If it can be tossed on a grill and slathered in barbecue sauce, it probably can be found at one of the many Austin restaurants that keep things classically Texas. But even though the city may have made its culinary name with sweet, smoky briskets and ribs, new and not-so-new cooking styles have made Austin a foodie destination.

Thanks to the popularity of “Tex-Mex” cuisine, Matt’s El Rancho on South Lamar has managed to become an Austin institution for more than 60 years. Since that time, Tex-Mex dining in Austin has gone uptown with Nuevo Mexican restaurants such as Manuel’s, an upscale Mexican eatery located in downtown Austin, and Garrido’s, a Warehouse District spot that marries traditional Mexican cooking with modern techniques. Foodies who consider eating an adventure are flocking to newcomers on the Austin dining scene including The Afin Modern Japanese Tapas Bar on North Lamar Boulevard, which turns out stunning sushi creations, and Foreign & Domestic, on East 53rd Street, where they utilizes local ingredients to reinvent classic American dishes at this updated take on the diner. Newcomers Asia Café (Sichuan), Indian Spicy Kitchen (Indian) and Mi Kefcito (Cuban) are also worth checking out.

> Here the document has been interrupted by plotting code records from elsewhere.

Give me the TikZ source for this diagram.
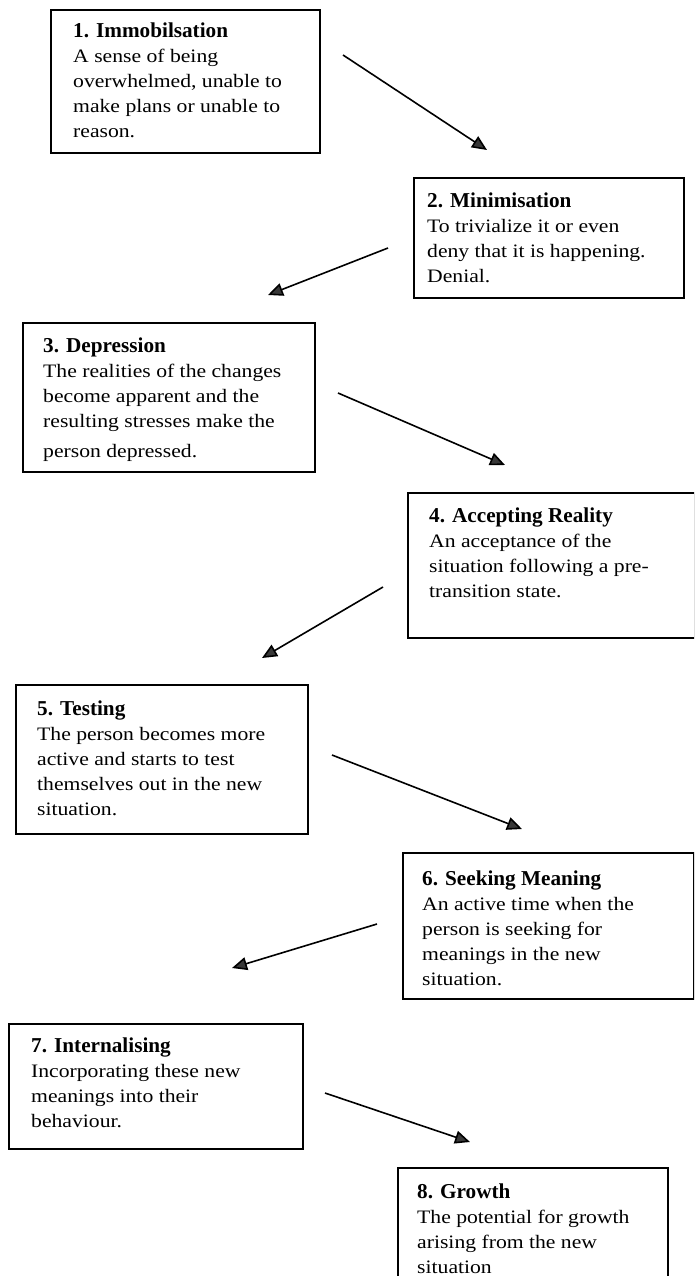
\documentclass[tikz,border=0pt]{standalone}
\usepackage{fontspec}
\setmainfont{Liberation Serif}
\newfontfamily\bodyfont[FakeStretch=1.14]{Liberation Serif}
\usetikzlibrary{arrows.meta}
\tikzset{
  stagebox/.style={draw=black, line width=1.6pt, inner sep=0pt, anchor=north west},
  stagetext/.style={anchor=north west, inner sep=0pt, align=left,
    font=\bodyfont\fontsize{19}{25}\selectfont},
  flow/.style={line width=1.6pt, draw=black,
    -{Triangle[length=15pt,width=13pt,fill=black!78]}},
}
\newcommand{\stagetitle}[1]{\rule{0pt}{20pt}{\normalfont\bfseries\fontsize{21.2}{25}\selectfont #1}}
\begin{document}
\begin{tikzpicture}[x=1pt,y=-1pt]
\useasboundingbox (0,0) rectangle (694,1276);
\clip (0,0) rectangle (694,1276);

% stage boxes
\node[stagebox, minimum width=269pt, minimum height=143pt] (b1) at (50,9) {};
\node[stagebox, minimum width=270pt, minimum height=120pt] (b2) at (413,177) {};
\node[stagebox, minimum width=292pt, minimum height=149pt] (b3) at (22,322) {};
\node[stagebox, minimum width=287pt, minimum height=145pt] (b4) at (407,492) {};
\node[stagebox, minimum width=292pt, minimum height=149pt] (b5) at (15,684) {};
\node[stagebox, minimum width=291pt, minimum height=146pt] (b6) at (402,852) {};
\node[stagebox, minimum width=294pt, minimum height=125pt] (b7) at (8,1023) {};
\node[stagebox, minimum width=270pt, minimum height=140pt] (b8) at (397,1167) {};

% stage texts (anchored 20pt above the first baseline)
\node[stagetext] (t1) at (73,17) {\stagetitle{1. Immobilsation}\\A sense of being\\overwhelmed, unable to\\make plans or unable to\\reason.};
\node[stagetext] (t2) at (427,187) {\stagetitle{2. Minimisation}\\To trivialize it or even\\deny that it is happening.\\Denial.};
\node[stagetext] (t3) at (43,332) {\stagetitle{3. Depression}\\The realities of the changes\\become apparent and the\\resulting stresses make the\\[5pt]person depressed.};
\node[stagetext] (t4) at (429,502) {\stagetitle{4. Accepting Reality}\\An acceptance of the\\situation following a pre-\\transition state.};
\node[stagetext] (t5) at (37,695) {\stagetitle{5. Testing}\\The person becomes more\\active and starts to test\\themselves out in the new\\situation.};
\node[stagetext] (t6) at (422,865) {\stagetitle{6. Seeking Meaning}\\An active time when the\\person is seeking for\\meanings in the new\\situation.};
\node[stagetext] (t7) at (31,1032) {\stagetitle{7. Internalising}\\Incorporating these new\\meanings into their\\behaviour.};
\node[stagetext] (t8) at (417,1178) {\stagetitle{8. Growth}\\The potential for growth\\arising from the new\\situation};

% arrow end points
\coordinate (a1s) at (343,55);   \coordinate (a1e) at (487,150);
\coordinate (a2s) at (388,248);  \coordinate (a2e) at (268,295);
\coordinate (a3s) at (338,393);  \coordinate (a3e) at (505,465);
\coordinate (a4s) at (383,587);  \coordinate (a4e) at (262,658);
\coordinate (a5s) at (332,755);  \coordinate (a5e) at (522,829);
\coordinate (a6s) at (377,924);  \coordinate (a6e) at (232,968);
\coordinate (a7s) at (325,1093); \coordinate (a7e) at (470,1142);

% connectors
\draw[flow] (a1s) -- (a1e);
\draw[flow] (a2s) -- (a2e);
\draw[flow] (a3s) -- (a3e);
\draw[flow] (a4s) -- (a4e);
\draw[flow] (a5s) -- (a5e);
\draw[flow] (a6s) -- (a6e);
\draw[flow] (a7s) -- (a7e);
\end{tikzpicture}
\end{document}
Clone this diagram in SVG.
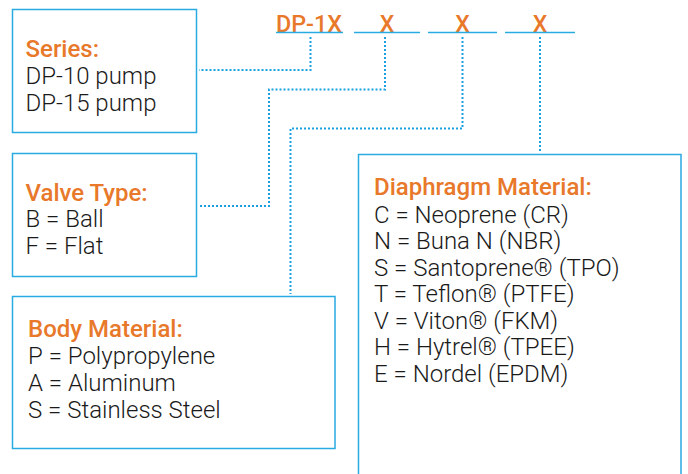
<svg xmlns="http://www.w3.org/2000/svg" width="688" height="474" viewBox="0 0 688 474">
<style>
.box{fill:#fff;stroke:#29ABE2;stroke-width:1.5}
.h{font-family:Roboto,"Liberation Sans",sans-serif;font-weight:500;font-size:24px;fill:#E8782A}
.t{font-family:Roboto,"Liberation Sans",sans-serif;font-weight:300;font-size:24px;fill:#1a1a1a}
.code{font-family:Roboto,"Liberation Sans",sans-serif;font-weight:500;font-size:23px;fill:#E8782A}
.ul{stroke:#29ABE2;stroke-width:1.5;fill:none}
.dot{stroke:#1BA1E2;stroke-width:2;fill:none;stroke-dasharray:2 2}
</style>
<rect width="688" height="474" fill="#fff"/>
<g id="code">
<text class="code" x="276" y="31.5" textLength="66" lengthAdjust="spacingAndGlyphs">DP-1X</text>
<text class="code" x="387" y="31.5" text-anchor="middle">X</text>
<text class="code" x="462.5" y="31.5" text-anchor="middle">X</text>
<text class="code" x="540" y="31.5" text-anchor="middle">X</text>
<line class="ul" x1="276" y1="32.5" x2="343" y2="32.5"/>
<line class="ul" x1="354" y1="32.5" x2="420" y2="32.5"/>
<line class="ul" x1="428" y1="32.5" x2="497" y2="32.5"/>
<line class="ul" x1="505" y1="32.5" x2="575" y2="32.5"/>
</g>
<g id="connectors">
<path class="dot" d="M310.5 37V70H199"/>
<path class="dot" d="M385 37V89.5H269V206H199"/>
<path class="dot" d="M462.5 37V128.5H290.5V294"/>
<path class="dot" d="M540 37V152"/>
</g>
<g id="series">
<rect class="box" x="12.5" y="9.5" width="184" height="123"/>
<text class="h" x="25.5" y="57">Series:</text>
<text class="t" x="25.5" y="84">DP-10 pump</text>
<text class="t" x="25.5" y="110.5">DP-15 pump</text>
</g>
<g id="valve">
<rect class="box" x="12.5" y="153.5" width="184" height="123"/>
<text class="h" x="25.5" y="200.5">Valve Type:</text>
<text class="t" x="25.5" y="227">B = Ball</text>
<text class="t" x="25.5" y="253.5">F = Flat</text>
</g>
<g id="body">
<rect class="box" x="12.5" y="296.5" width="322.5" height="152"/>
<text class="h" x="28" y="336.5">Body Material:</text>
<text class="t" x="28" y="363.5">P = Polypropylene</text>
<text class="t" x="28" y="390.5">A = Aluminum</text>
<text class="t" x="28" y="417.5">S = Stainless Steel</text>
</g>
<g id="diaphragm">
<rect class="box" x="358.5" y="154.5" width="322.5" height="330"/>
<text class="h" x="374" y="195">Diaphragm Material:</text>
<text class="t" x="374" y="222.5">C = Neoprene (CR)</text>
<text class="t" x="374" y="249">N = Buna N (NBR)</text>
<text class="t" x="374" y="275.5">S = Santoprene® (TPO)</text>
<text class="t" x="374" y="302">T = Teflon® (PTFE)</text>
<text class="t" x="374" y="328.5">V = Viton® (FKM)</text>
<text class="t" x="374" y="355">H = Hytrel® (TPEE)</text>
<text class="t" x="374" y="381.5">E = Nordel (EPDM)</text>
</g>
</svg>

Still, barbecue reigns supreme among Austin food worshippers and one of the newest places is Franklin Barbecue on East 11th Street, recently named the best barbecue restaurant in the country by Bon Appetit magazine. Lines form early here (about 10 a.m.) and Franklin only serves lunch, so plan accordingly. Other places where the barbecue is popular include Live Oak Barbecue on East 2nd Avenue and longtime Austin favorites Stubbs, (located on Red River Street), Sam’s BBQ (on East 12th Street), and Ironworks BBQ (downtown Austin). From traditional Texas chow to unique Southwestern twists on international dishes, Austin is now one of the top favorites for unique taste adventures.